Take care as you approach the B2319, it can be a busy road. We will need to turn left and walk down this road for ca 50 metres, then cross and take the signed posted footpath.
The path will take us up to the top of the downs at Rackham banks and join the South Downs Way. The path zig zags up the hill and allows you to see across the Arun valley and along the downs towards Bignor Hill. Take your time and enjoy the views.
When you reach the top, you are standing on an ancient cross dyke, dating from the late Bronze Age. This is also a good place to sit and enjoy the panoramic view across Sussex – take in both the countryside and views of the channel down to the Isle of Wight.
Now follow the south Downs Way (SDW) path eastwards. The SDW runs for some 100miles from Winchester in the west, to Eastbourne in the East and was opened in 1972, becoming the UK’s fifth national trail. We will be walking just over a mile on the SDW to Kithurst Hill.
As you progress along the path, look to the north and down into the countryside below you, and you will see the grounds of Parham House.
You will also be accompanied by Red Kites and in all probability gliders from the local flying club at Storrington.
Walk through the car park at Kithurst Hill and take the footpath down the hill.
Parham House and Park
The path descends through woods which are alive with bluebells and scent of wild garlic in Spring. You then walk across open meadows until you, again, reach the B2319. Follow the road to the right for ca 100meters and taking care cross the road and walk-up Clay Lane, a quiet country road, passing by some lovely old farmhouses.

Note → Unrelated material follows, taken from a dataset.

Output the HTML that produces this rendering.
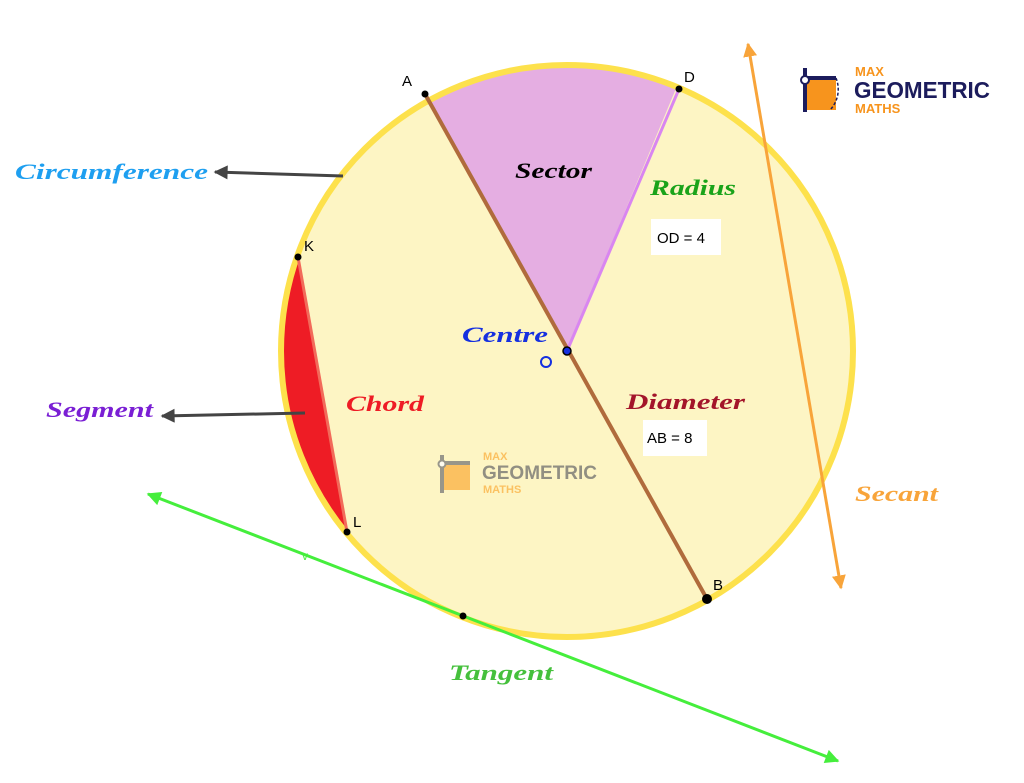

At the T junction turn left and walk into the 300 acres of Parham Park.
The name Parham is thought to derive from the Old English “perham”, meaning “pear enclosure”.
The land was granted by King Henry VIII to Robert Palmer of Henfield, and on 28th January 1577 the foundation stone of the current House was laid by his two-year-old grandson Thomas, a custom thought to bring good luck.
When he grew up, Thomas sold Parham to Thomas Bishopp, whose descendants lived here for eleven generations until 1922, when it was sold to the Hon. Clive and Alicia Pearson, who, over the next 40 years, restored the House.
They opened Parham, with its Walled Garden and Pleasure Grounds, to visitors in 1948. Parham is now owned by a Charitable Trust, although the granddaughter of the Pearson’s still lives at Parham.
The Park is a delight to walk through and includes a four-acre Walled Garden, herbaceous borders, a historic greenhouse, vegetable garden, orchard, and a 1920s Wendy House.
I like the black door set in the hill side – not a Hobbit House, but an ice room!
Access to the Park is Free, but should you wish to visit the House and Walled gardens a charge will apply – see Parham House website for full details.
The walk through the gardens takes in many ancient trees and past ponds. As you approach the House, follow the path that runs alongside the walled garden and across the parkland until you pass through the Eastern Gate house.
Turn left and walk along the country lane back to your car.
This is a fairly leisurely walk which allows time to stop and take in the beauty of the South Downs and appreciate some of the unique features of this remarkable landscape.